Par ailleurs, une gouvernance reformée de l’urbanisme au niveau local inciterait plus activement à la construction. Il est donc essentiel que le niveau démocratique des décisions en matière d’urbanisme revienne à l’agglomération. A ce niveau-là, les enjeux de satisfaction globale des besoins et de minimisation des gênes locales peuvent être arbitrés sereinement. Le niveau de l’agglomération est pertinent pour définir des politiques de logement en cohérence avec l’urbanisme et l’aménagement du territoire, les transports et le soutien à l’économie locale. Il s’agit de transférer les décisions de planification urbaine à travers le PLU mais également l’attribution des permis de construire et de démolir, le droit de préemption et d’expropriation. Cela permettrait de concilier plus efficacement bassins d’habitat, bassins d’emploi et infrastructures.

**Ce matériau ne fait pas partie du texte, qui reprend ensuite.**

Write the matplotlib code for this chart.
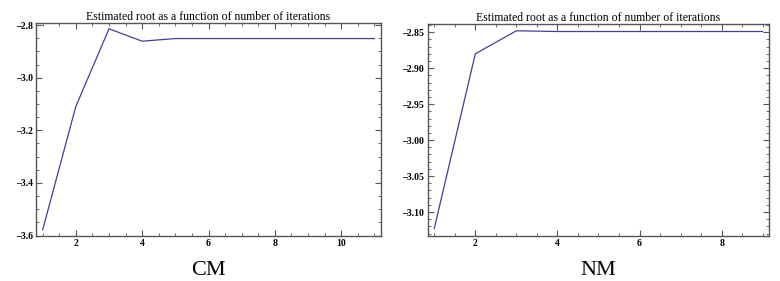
import matplotlib
matplotlib.use("Agg")
import matplotlib.pyplot as plt
from matplotlib.ticker import MultipleLocator, FuncFormatter

# Estimated root per iteration.
cm_iter = [1, 2, 3, 4, 5, 6, 7, 8, 9, 10, 11]
cm_root = [-3.578, -3.109, -2.814, -2.861, -2.851, -2.851, -2.851, -2.851, -2.851, -2.851, -2.851]

nm_iter = [1, 2, 3, 4, 5, 6, 7, 8, 9]
nm_root = [-3.123, -2.880, -2.848, -2.849, -2.849, -2.849, -2.849, -2.849, -2.849]

TITLE = "Estimated root as a function of number of iterations"
LINE = "#3f3f9c"
FRAME = "#555555"

plt.rcParams["font.family"] = ["Liberation Serif", "DejaVu Serif"]

fig = plt.figure(figsize=(7.8, 2.81), dpi=100)
ax1 = fig.add_axes([0.0462, 0.161, 0.4423, 0.757])
ax2 = fig.add_axes([0.5483, 0.161, 0.438, 0.7525])


def dash_fmt(decimals):
    # Mathematica-style labels use an en dash for the minus sign
    return FuncFormatter(lambda v, _: f"{v:.{decimals}f}".replace("-", "\u2013"))


def style(ax, x, y, xminor, ymajor, yminor, decimals, label):
    ax.plot(x, y, color=LINE, lw=0.9)
    n = x[-1] - x[0]
    ax.set_xlim(x[0] - 0.02 * n, x[-1] + 0.02 * n)
    ax.xaxis.set_major_locator(MultipleLocator(2))
    ax.xaxis.set_minor_locator(MultipleLocator(xminor))
    ax.yaxis.set_major_locator(MultipleLocator(ymajor))
    ax.yaxis.set_minor_locator(MultipleLocator(yminor))
    ax.yaxis.set_major_formatter(dash_fmt(decimals))
    ax.tick_params(which="both", direction="in", top=True, right=True,
                   color=FRAME, labelsize=7, pad=2.5)
    ax.tick_params(which="major", length=4, width=0.8)
    ax.tick_params(which="minor", length=2, width=0.6)
    for lbl in ax.get_xticklabels() + ax.get_yticklabels():
        lbl.set_fontweight("bold")
    for s in ax.spines.values():
        s.set_color(FRAME)
        s.set_linewidth(1.0)
    ax.set_title(TITLE, fontsize=8.5, pad=2)
    ax.set_xlabel(label, fontsize=16, labelpad=9)


style(ax1, cm_iter, cm_root, 0.5, 0.2, 0.05, 1, "CM")
ax1.set_ylim(-3.6008, -2.792)

style(ax2, nm_iter, nm_root, 0.5, 0.05, 0.01, 2, "NM")
ax2.set_ylim(-3.133, -2.839)

fig.savefig("out.png", dpi=100)
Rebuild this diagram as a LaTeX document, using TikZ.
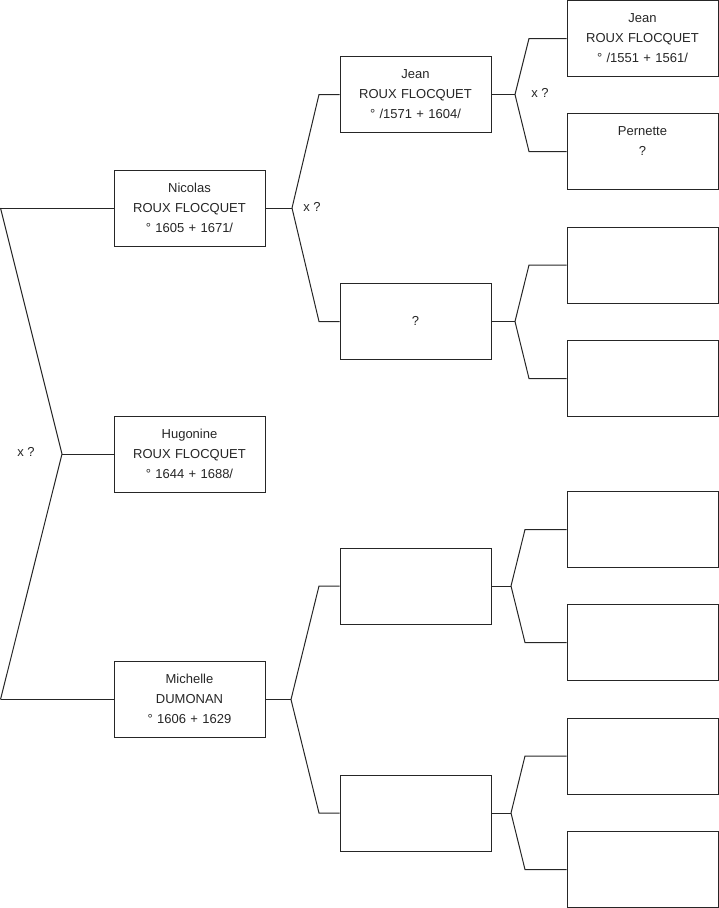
\documentclass[tikz,border=0pt]{standalone}
\usepackage{fontspec}
\setmainfont{Liberation Sans}
\begin{document}
\begin{tikzpicture}[x=1pt,y=-1pt,
  person/.style={draw=black!85,line width=1pt,fill=white,minimum width=151pt,minimum height=76pt,
    inner sep=0pt,align=center,text width=151pt,
    font=\fontsize{13}{20}\selectfont,text=black!85},
  link/.style={draw=black!85,line width=1pt},
  lbl/.style={font=\fontsize{13}{20}\selectfont,text=black!85,inner sep=0pt}]
\useasboundingbox (0,0) rectangle (719,908);
% generation 1
\node[person] (nicolas) at (189.5,208) {\strut Nicolas\\\strut ROUX FLOCQUET\\\strut ° 1605 + 1671/};
\node[person] (hugonine) at (189.5,454) {\strut Hugonine\\\strut ROUX FLOCQUET\\\strut ° 1644 + 1688/};
\node[person] (michelle) at (189.5,699.5) {\strut Michelle\\\strut DUMONAN\\\strut ° 1606 + 1629};
% generation 2
\node[person] (jean2) at (415.5,94.5) {\strut Jean\\\strut ROUX FLOCQUET\\\strut ° /1571 + 1604/};
\node[person] (unk2) at (415.5,321.5) {\strut\\\strut ?\\\strut};
\node[person] (g2c) at (415.5,586) {};
\node[person] (g2d) at (415.5,813) {};
% generation 3
\node[person] (jean3) at (642.5,38.5) {\strut Jean\\\strut ROUX FLOCQUET\\\strut ° /1551 + 1561/};
\node[person] (pernette) at (642.5,151.5) {\strut Pernette\\\strut ?\\\strut};
\node[person] (g3c) at (642.5,265) {};
\node[person] (g3d) at (642.5,378.5) {};
\node[person] (g3e) at (642.5,529.5) {};
\node[person] (g3f) at (642.5,642.5) {};
\node[person] (g3g) at (642.5,756) {};
\node[person] (g3h) at (642.5,869.5) {};
% left fork
\coordinate (l0) at (0.5,208);
\coordinate (l1) at (0.5,699.5);
\coordinate (lf) at (62,454);
\draw[link] (l0) -- (nicolas.west);
\draw[link] (l1) -- (michelle.west);
\draw[link] (l0) -- (lf) -- (l1);
\draw[link] (lf) -- (hugonine.west);
\node[lbl] (x1) at (26,452) {x ?};
% Nicolas fork
\coordinate (nf) at (292,208);
\draw[link] (nicolas.east) -- (nf);
\draw[link] (nf) -- (319,94.5) -- (jean2.west);
\draw[link] (nf) -- (319,321.5) -- (unk2.west);
\node[lbl] (x2) at (312,207) {x ?};
% Michelle fork
\coordinate (mf) at (291,699.5);
\draw[link] (michelle.east) -- (mf);
\draw[link] (mf) -- (319,586) -- (g2c.west);
\draw[link] (mf) -- (319,813) -- (g2d.west);
% gen2 forks
\coordinate (jf) at (515,94.5);
\draw[link] (jean2.east) -- (jf);
\draw[link] (jf) -- (529,38.5) -- (jean3.west);
\draw[link] (jf) -- (529,151.5) -- (pernette.west);
\node[lbl] (x3) at (540,93) {x ?};
\coordinate (uf) at (515,321.5);
\draw[link] (unk2.east) -- (uf);
\draw[link] (uf) -- (529,265) -- (g3c.west);
\draw[link] (uf) -- (529,378.5) -- (g3d.west);
\coordinate (cf) at (511,586);
\draw[link] (g2c.east) -- (cf);
\draw[link] (cf) -- (525,529.5) -- (g3e.west);
\draw[link] (cf) -- (525,642.5) -- (g3f.west);
\coordinate (df) at (511,813);
\draw[link] (g2d.east) -- (df);
\draw[link] (df) -- (525,756) -- (g3g.west);
\draw[link] (df) -- (525,869.5) -- (g3h.west);
\end{tikzpicture}
\end{document}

On pourrait également, envisager de rendre obligatoire l’exécution du plan d’urbanisme en pesant sur les propriétaires des terrains. L'exécution du PLU doit être rendue plus contraignante en fonction de plusieurs cas de figures : 1. un terrain nu ou susceptible de le devenir suite à une démolition, comme des entrepôts n'ayant plus d'usage économique ; 2. un terrain bâti ; 3. un terrain «partiellement bâti». Ce dernier cas de figure s'entend de terrains qui pourraient supporter de nouvelles constructions s'ils étaient divisés.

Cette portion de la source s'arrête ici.